Kriegsende in Düsseldorf
Klas Ewert Everwyn legt in dieser Woche seine Novelle über die letzten Kriegstage in Düsseldorf vor. Wir haben das Buch bereits gelesen.
Zu seinem 85. Geburtstag also eine Novelle. Eine mit historischem Hintergrund und aus einer Zeit, die Klas Ewert Everwyn selbst erlebt hat und erleiden musste: Als 15-jähriger Flakhelfer überstand er im Bergischen mit reichlich Glück das Ende des Zweiten Weltkriegs. Sieben Jahrzehnte später ist der vielfach ausgezeichnete Düsseldorfer Autor schreibend in die Zeit des Zusammenbruchs zurückgekehrt – aber weniger autobiografisch, sondern vielmehr als Chronist der letzten Kriegstage seiner Heimatstadt Düsseldorf.
Der Erzählstoff lag für den Schriftsteller praktisch gleich vor der eigenen Haustür. Denn aus seinem Unterbilker Arbeitszimmer in der fünften Etage kann er das Düsseldorfer Polizeipräsidium sehen. Damit hat er genau jenen Schauplatz im Blick, an dem sich das Schicksal Düsseldorfs mitentschied und das in Franz Jürgens eine tragische Figur fand. Jürgens, damals Kommandeur der Ordnungspolizei, hatte im April 1945 erkannt, dass es auch militärisch völlig sinnlos war, Düsseldorf verteidigen zu wollen.
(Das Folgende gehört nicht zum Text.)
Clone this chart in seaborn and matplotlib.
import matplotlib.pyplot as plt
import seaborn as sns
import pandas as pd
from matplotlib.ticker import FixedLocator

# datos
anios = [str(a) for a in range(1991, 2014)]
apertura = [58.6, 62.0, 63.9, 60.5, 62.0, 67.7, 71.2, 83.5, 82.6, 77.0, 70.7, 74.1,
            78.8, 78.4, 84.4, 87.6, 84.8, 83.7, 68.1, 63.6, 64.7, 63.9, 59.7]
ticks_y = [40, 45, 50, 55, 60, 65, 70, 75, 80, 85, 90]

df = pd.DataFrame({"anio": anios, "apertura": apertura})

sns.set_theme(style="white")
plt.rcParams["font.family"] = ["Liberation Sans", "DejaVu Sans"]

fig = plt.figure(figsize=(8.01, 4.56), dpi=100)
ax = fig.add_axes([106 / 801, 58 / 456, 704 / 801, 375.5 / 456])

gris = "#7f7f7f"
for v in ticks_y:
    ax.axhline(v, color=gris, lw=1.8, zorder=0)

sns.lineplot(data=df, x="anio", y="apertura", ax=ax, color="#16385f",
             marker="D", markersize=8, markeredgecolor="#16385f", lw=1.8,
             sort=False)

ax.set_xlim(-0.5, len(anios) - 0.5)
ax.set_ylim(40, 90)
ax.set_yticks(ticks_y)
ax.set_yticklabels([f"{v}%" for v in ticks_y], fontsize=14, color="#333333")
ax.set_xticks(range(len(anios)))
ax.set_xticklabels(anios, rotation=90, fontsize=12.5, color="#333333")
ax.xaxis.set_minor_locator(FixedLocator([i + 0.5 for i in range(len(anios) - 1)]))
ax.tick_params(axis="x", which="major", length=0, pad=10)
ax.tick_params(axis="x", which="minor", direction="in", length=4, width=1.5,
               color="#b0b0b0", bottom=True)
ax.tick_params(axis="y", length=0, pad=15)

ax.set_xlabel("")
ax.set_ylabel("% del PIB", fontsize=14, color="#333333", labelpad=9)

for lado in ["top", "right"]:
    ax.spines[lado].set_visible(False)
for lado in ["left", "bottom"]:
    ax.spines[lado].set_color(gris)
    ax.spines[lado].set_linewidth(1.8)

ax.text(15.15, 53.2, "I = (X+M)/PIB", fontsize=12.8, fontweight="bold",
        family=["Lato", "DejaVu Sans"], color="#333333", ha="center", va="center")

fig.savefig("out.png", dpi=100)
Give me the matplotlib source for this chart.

Also handelte Jürgens und ließ den regimetreuen Polizeipräsidenten Korreng verhaften. Sein Ziel: Düsseldorf sollte kampflos – also ohne weitere Opfer – den amerikanischen Truppen übergeben werden. Zwei Parlamentarier – Karl August Wiedenhofen und Aloys Odenthal – schickte er mit weißer Fahne den amerikanischen Truppen entgegen.
Bis dahin ist es die Geschichte, die von der Courage eines Einzelnen und dem Glück einer Stadt erzählt. Doch das Schicksal von Franz Jürgens wendete sich: Karl Brumshagen, Oberstleutnant der Schutzpolizei, stellte Jürgens am 16. April im Park-Hotel am Hofgarten vors Standgericht und verurteilte ihn wegen „Aufruhr im Felde“zum Tode. Noch am selben Abend wurde im Hof der Berufsschule an der Färberstraße das Urteil vollstreckt. Am nächsten Tag rückten amerikanische Truppen in Düsseldorf ein.
Wahrscheinlich ist Jürgens kein „Held“gewesen. Er war auch mehr Soldat als Polizist und eher Karrierist als Ideologe. Jürgens, 1933 schon in die NSDAP eingetreten, war ein klassischer, aber nicht schuldloser Mitläufer, dem die Pflicht fast alles galt, der aber, als es darauf ankam, seinen Menschenverstand walten ließ. Klas Ewert Everwyn zeichnet kein Psychogramm dieses Mannes; er erzählt die Geschichte so, wie sie sich zugetragen haben könnte, unprätentiös, unpathetisch. Jeder versucht seine Haut zu retten, aber nur wenige glauben, auch noch fürs Reich kämpfen zu müssen. Dazwischen gerät Jürgens, dessen Wandlung sich in wenigen Tagen vollzieht: In dem Pflichterfüller erwacht ein Mensch, der hinter der Pflicht plötzlich auch den Sinn zu befragen beginnt. Jürgens findet für sich darauf eine Antwort, und er handelt dann ebenso rigoros, wie er es zuvor im Polizeidienst wohl auch getan hat.
Diese Brüche machen den Menschen so interessant. Und es ist gut, dass Klas Ewert Everwyn dem Leser keine Erklärungen liefert, sondern den Polizisten als literarische Figur neu erschafft und ihm auf diese Weise eine Eigenständigkeit bewahrt. Die Novelle „Der Opfergang des Polizisten Franz Jürgens“beschreibt eine Zeit des totalen Zusammenbruchs. Tage und Wochen, in denen jeder auf sich allein gestellt war. Nur wenige dachten ans Gemeinwohl. Der Polizist Franz Jürgens war einer der wenigen.